_RECORDS FOR THIS EXERCISE_

________________

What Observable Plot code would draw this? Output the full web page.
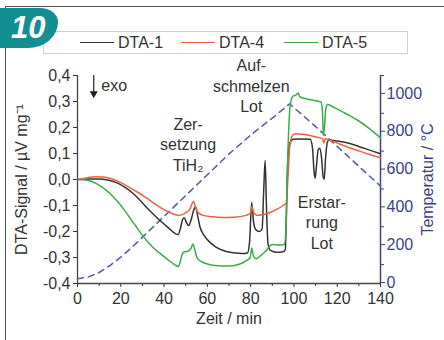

________________

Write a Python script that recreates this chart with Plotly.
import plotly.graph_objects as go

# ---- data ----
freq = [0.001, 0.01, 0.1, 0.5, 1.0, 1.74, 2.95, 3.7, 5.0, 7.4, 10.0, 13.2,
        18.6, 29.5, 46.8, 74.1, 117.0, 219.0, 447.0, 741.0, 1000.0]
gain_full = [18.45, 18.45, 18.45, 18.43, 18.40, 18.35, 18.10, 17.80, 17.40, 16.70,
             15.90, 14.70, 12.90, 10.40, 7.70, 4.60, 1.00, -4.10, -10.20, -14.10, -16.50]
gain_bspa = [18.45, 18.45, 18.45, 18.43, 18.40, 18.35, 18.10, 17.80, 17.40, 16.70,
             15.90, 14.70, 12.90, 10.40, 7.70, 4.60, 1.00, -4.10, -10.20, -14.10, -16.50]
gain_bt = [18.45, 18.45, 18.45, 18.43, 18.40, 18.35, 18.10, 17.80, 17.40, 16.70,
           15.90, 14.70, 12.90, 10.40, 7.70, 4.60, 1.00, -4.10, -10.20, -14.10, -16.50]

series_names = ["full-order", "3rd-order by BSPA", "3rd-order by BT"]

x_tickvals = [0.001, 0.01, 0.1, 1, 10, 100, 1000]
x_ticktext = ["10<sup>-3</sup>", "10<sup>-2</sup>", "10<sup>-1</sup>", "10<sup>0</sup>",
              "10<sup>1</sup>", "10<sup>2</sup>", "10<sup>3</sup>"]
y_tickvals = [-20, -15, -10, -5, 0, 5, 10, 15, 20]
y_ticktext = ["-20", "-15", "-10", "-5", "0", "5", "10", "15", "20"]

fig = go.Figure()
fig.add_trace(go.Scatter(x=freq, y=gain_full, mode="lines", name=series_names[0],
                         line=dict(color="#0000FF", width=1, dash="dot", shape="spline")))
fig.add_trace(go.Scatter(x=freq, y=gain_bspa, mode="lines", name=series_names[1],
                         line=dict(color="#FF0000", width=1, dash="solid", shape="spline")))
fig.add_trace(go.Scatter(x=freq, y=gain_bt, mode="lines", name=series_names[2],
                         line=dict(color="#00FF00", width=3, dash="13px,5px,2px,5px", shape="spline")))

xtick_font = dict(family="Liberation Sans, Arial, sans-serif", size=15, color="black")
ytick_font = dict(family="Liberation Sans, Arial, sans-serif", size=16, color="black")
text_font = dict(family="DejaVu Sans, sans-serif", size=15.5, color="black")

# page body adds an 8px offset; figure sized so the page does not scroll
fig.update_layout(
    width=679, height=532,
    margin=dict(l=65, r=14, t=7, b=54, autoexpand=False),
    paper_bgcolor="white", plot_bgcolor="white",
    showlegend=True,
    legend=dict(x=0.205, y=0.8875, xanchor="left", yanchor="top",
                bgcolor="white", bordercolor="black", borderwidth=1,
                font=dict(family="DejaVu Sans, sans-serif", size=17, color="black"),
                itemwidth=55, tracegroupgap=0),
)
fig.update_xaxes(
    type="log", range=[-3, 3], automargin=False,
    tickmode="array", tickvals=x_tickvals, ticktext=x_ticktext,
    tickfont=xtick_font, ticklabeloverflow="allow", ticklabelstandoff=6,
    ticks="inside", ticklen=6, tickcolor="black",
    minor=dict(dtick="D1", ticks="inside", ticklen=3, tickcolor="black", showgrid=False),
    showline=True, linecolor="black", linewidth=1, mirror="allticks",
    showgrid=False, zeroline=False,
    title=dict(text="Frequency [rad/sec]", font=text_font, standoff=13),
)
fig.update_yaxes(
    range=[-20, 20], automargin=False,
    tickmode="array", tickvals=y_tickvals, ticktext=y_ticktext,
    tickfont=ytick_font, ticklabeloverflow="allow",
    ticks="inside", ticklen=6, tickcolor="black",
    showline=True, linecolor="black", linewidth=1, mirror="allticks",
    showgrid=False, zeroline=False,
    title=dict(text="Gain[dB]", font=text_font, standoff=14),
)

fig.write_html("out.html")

________________

Return exactly the lines above from the line that has "Write a Python" through the line that has "import plotly.graph_objects as go", inclusive, and nothing else.

Write a Python script that recreates this chart with Plotly.
import plotly.graph_objects as go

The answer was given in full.